OpenAI has taken steps to improve its financial transparency. The company struck a new agreement with Microsoft to cap revenue-sharing payments at $38 billion, as reported by The Information and Reuters. This cap could provide investors with clearer insight into OpenAI's future cash flows and profitability potential.
SoftBank, a major investor in OpenAI, reported cumulative gains of $45 billion from its stake in the company. The Japanese tech giant posted a net profit of 1.83 trillion yen ($11.6 billion) for the January-March quarter, bolstered by these gains. Chief Financial Officer Yoshimitsu Goto indicated that using OpenAI assets as collateral for margin loans is "certainly possible," highlighting the financial flexibility the stake provides.

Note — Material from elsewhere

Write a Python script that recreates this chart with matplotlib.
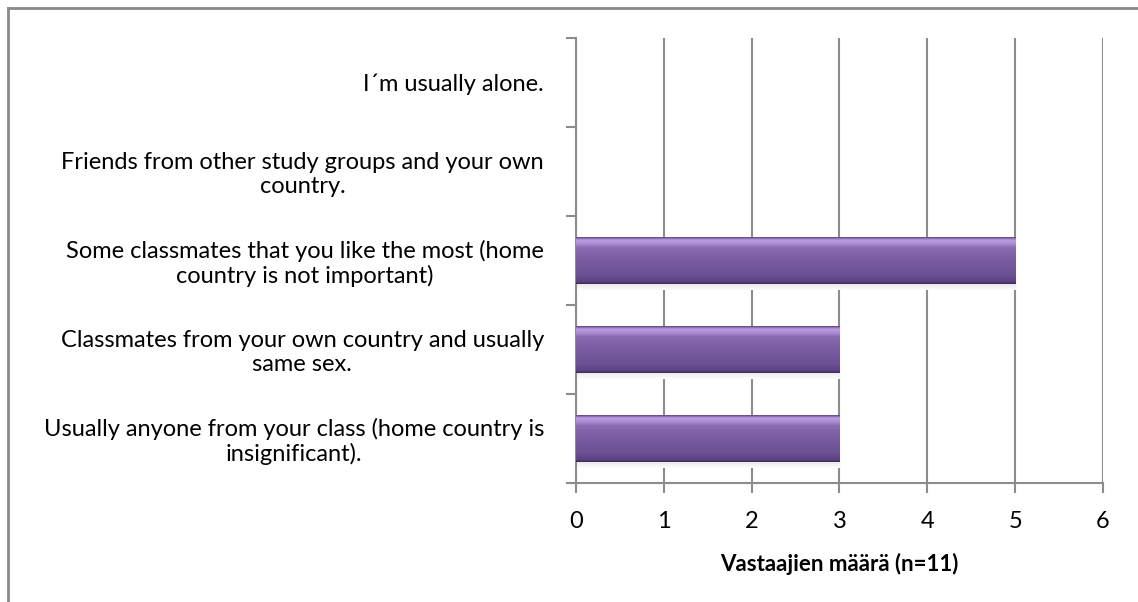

AI stocks continue to attract investor interest. Cerebras Systems, an AI chip maker with customers including OpenAI and Amazon, saw its stock surge 89% above its IPO price on Thursday. The offering raised $5.55 billion and valued Cerebras at $106.75 billion on a fully diluted basis. Nicholas Smith, senior research analyst at Renaissance Capital, noted the valuation was "quite high even out to 2028."
OpenAI faces several challenges as it considers an IPO. The company must address high compute costs, increasing competition from Anthropic and Alphabet's Gemini, and legal questions from Elon Musk's lawsuit regarding its for-profit transition. Court filings revealed that CEO Sam Altman holds over $2 billion in companies that have worked with OpenAI, though Altman has denied self-dealing accusations and stated he recused himself from related decisions.
Brian Mulberry, chief market strategist at Zacks Investment Management, warned that negative headlines could hinder OpenAI's ability to achieve its desired valuation in an IPO. The coming days may bring further developments on the legal and valuation fronts, with closing testimony in the Musk trial potentially wrapping up this week and jury deliberations possibly starting by May 18.